(Data):
——

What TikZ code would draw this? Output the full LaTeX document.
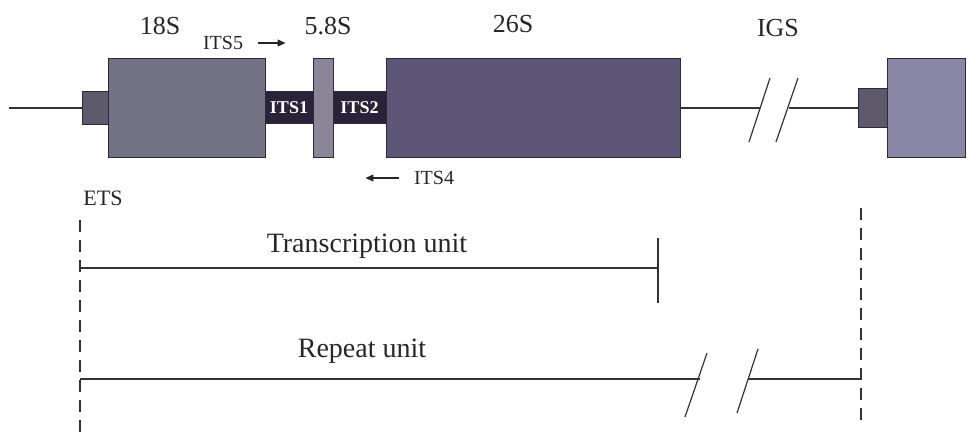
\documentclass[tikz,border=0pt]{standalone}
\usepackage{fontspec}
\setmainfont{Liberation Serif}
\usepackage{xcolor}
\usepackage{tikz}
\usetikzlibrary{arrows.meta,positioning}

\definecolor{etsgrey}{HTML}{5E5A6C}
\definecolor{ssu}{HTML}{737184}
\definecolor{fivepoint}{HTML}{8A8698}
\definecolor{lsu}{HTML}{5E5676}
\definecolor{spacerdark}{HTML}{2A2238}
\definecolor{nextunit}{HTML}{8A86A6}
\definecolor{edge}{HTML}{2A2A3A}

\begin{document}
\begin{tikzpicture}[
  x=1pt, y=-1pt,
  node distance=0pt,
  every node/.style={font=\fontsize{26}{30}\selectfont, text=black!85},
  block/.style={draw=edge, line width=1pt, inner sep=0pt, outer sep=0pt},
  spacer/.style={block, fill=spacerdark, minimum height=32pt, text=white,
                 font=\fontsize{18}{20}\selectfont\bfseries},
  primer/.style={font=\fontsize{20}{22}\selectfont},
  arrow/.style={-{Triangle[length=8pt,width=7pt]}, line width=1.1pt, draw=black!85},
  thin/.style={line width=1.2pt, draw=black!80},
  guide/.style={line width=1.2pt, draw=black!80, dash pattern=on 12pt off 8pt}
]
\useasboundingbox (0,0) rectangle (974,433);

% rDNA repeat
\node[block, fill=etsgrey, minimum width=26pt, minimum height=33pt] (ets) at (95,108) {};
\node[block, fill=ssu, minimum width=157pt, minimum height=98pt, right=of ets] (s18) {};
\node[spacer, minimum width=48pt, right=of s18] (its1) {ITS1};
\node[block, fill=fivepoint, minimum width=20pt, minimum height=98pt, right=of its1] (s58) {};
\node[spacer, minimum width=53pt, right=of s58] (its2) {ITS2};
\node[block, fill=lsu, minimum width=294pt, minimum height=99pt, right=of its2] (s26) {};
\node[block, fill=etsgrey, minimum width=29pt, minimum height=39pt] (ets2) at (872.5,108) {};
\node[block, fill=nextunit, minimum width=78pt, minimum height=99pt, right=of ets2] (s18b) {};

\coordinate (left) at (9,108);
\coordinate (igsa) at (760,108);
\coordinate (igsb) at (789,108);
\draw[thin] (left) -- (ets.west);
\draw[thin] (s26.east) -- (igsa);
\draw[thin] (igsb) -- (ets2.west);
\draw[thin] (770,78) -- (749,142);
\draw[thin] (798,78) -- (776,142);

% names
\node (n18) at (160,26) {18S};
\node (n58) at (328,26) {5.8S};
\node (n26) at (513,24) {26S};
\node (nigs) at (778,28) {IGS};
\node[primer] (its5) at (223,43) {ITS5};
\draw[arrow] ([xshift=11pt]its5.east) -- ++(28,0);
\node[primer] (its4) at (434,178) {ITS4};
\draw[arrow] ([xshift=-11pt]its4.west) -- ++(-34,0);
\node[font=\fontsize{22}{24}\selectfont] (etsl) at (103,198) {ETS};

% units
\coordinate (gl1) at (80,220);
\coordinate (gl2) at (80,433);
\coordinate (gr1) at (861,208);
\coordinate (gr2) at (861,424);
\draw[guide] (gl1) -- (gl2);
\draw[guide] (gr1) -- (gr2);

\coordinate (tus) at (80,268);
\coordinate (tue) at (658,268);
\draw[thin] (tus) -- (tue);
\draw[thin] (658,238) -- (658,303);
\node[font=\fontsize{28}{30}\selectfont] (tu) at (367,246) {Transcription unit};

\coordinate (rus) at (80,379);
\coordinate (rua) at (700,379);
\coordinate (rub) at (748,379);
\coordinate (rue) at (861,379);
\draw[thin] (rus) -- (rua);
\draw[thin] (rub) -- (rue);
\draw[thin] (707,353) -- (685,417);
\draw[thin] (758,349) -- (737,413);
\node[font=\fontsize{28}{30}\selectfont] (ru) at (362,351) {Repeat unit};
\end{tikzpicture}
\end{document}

——

(What you should do): Leave the pictures out and please restate exactly the lines running from the start of the material through the one with "(798,78) -- (776,142);".

(Solution to the exercise):
What TikZ code would draw this? Output the full LaTeX document.
\documentclass[tikz,border=0pt]{standalone}
\usepackage{fontspec}
\setmainfont{Liberation Serif}
\usepackage{xcolor}
\usepackage{tikz}
\usetikzlibrary{arrows.meta,positioning}

\definecolor{etsgrey}{HTML}{5E5A6C}
\definecolor{ssu}{HTML}{737184}
\definecolor{fivepoint}{HTML}{8A8698}
\definecolor{lsu}{HTML}{5E5676}
\definecolor{spacerdark}{HTML}{2A2238}
\definecolor{nextunit}{HTML}{8A86A6}
\definecolor{edge}{HTML}{2A2A3A}

\begin{document}
\begin{tikzpicture}[
  x=1pt, y=-1pt,
  node distance=0pt,
  every node/.style={font=\fontsize{26}{30}\selectfont, text=black!85},
  block/.style={draw=edge, line width=1pt, inner sep=0pt, outer sep=0pt},
  spacer/.style={block, fill=spacerdark, minimum height=32pt, text=white,
                 font=\fontsize{18}{20}\selectfont\bfseries},
  primer/.style={font=\fontsize{20}{22}\selectfont},
  arrow/.style={-{Triangle[length=8pt,width=7pt]}, line width=1.1pt, draw=black!85},
  thin/.style={line width=1.2pt, draw=black!80},
  guide/.style={line width=1.2pt, draw=black!80, dash pattern=on 12pt off 8pt}
]
\useasboundingbox (0,0) rectangle (974,433);

% rDNA repeat
\node[block, fill=etsgrey, minimum width=26pt, minimum height=33pt] (ets) at (95,108) {};
\node[block, fill=ssu, minimum width=157pt, minimum height=98pt, right=of ets] (s18) {};
\node[spacer, minimum width=48pt, right=of s18] (its1) {ITS1};
\node[block, fill=fivepoint, minimum width=20pt, minimum height=98pt, right=of its1] (s58) {};
\node[spacer, minimum width=53pt, right=of s58] (its2) {ITS2};
\node[block, fill=lsu, minimum width=294pt, minimum height=99pt, right=of its2] (s26) {};
\node[block, fill=etsgrey, minimum width=29pt, minimum height=39pt] (ets2) at (872.5,108) {};
\node[block, fill=nextunit, minimum width=78pt, minimum height=99pt, right=of ets2] (s18b) {};

\coordinate (left) at (9,108);
\coordinate (igsa) at (760,108);
\coordinate (igsb) at (789,108);
\draw[thin] (left) -- (ets.west);
\draw[thin] (s26.east) -- (igsa);
\draw[thin] (igsb) -- (ets2.west);
\draw[thin] (770,78) -- (749,142);
\draw[thin] (798,78) -- (776,142);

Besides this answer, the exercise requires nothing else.